Imagine a DSL with a set of keywords, such that { after akeyworrd opens a specific kind of block, Thus, we would have
location { //this is a location
}
character { //this is a character block
}
Additionally, a { NOT preceded by a keyword, would open a nested block of the same type.
location { //this is a location block
{ //this is a location block inside a location block
}
}
character { //this is a character block
{ //this is a character block inside a character block
}
}
location { //this is a location { // and this is a location inside a location } }
/Now, imagine that each keyword-block pushes a new context with wildly different rules (the script valid inside a location block is disjoint from the script valid in a character block. And it’s relevant to me to be able to know the level of nesting for plugin functionality.
Now, this could be very easily achieved if we could say:
anonymous_block: #this context will always be included, never pushed or set.
- match: (?<!{{keyword}}){'
scope: punctuation.section.braces
push: ITSELF
And that the parser would substitute for ITSELF whatever the context we’re in: when it’s included in a character context, character would be substituted for ITSELF, when in location, location, and so on, which obviously is less maintainable and scales worse with the complexity of the DSL…
instead, now I have to have a family of quasi-identical contexts, such as
anonymous_block_inside_character: #this context will always be included, never pushed or set.

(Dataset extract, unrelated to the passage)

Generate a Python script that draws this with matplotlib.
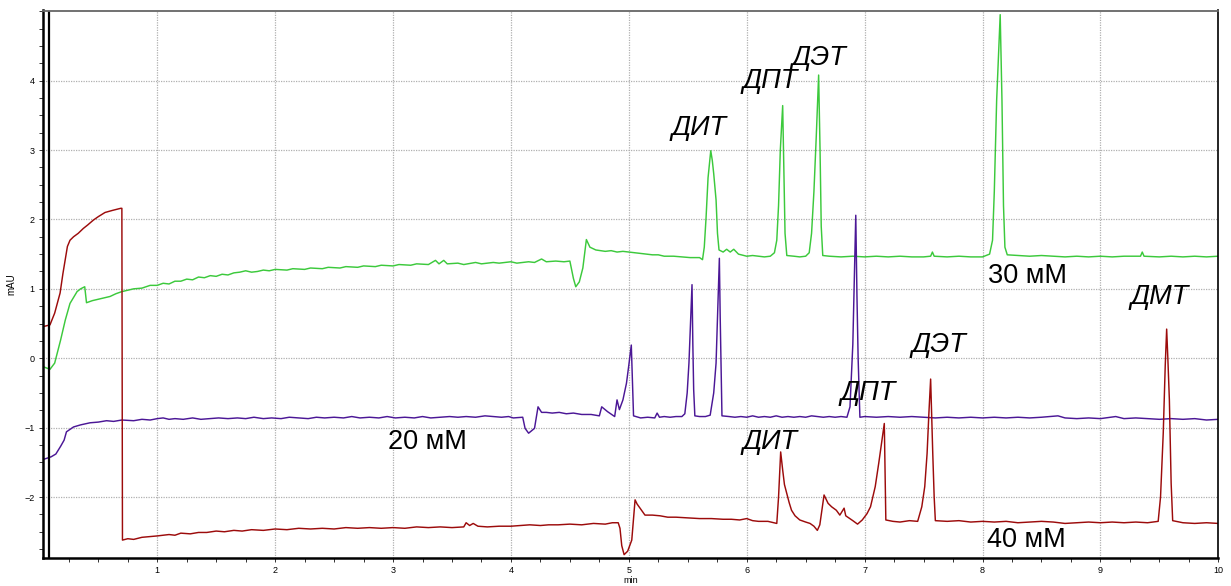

- match: (?<!{{keyword}}){'
scope: punctuation.section.braces
push: character
anonymous_block_inside_province: #this context will always be included, never pushed or set.
- match: '(?<!{{keyword}}){'
scope: punctuation.section.braces
push: province
#so on and so forth, one for each keyword.
If I’m not mistaken, this is a functionality present in the tmLanguage format ($self U think is the sintax?). It’d be really nice to have it ported to sublime-syntax.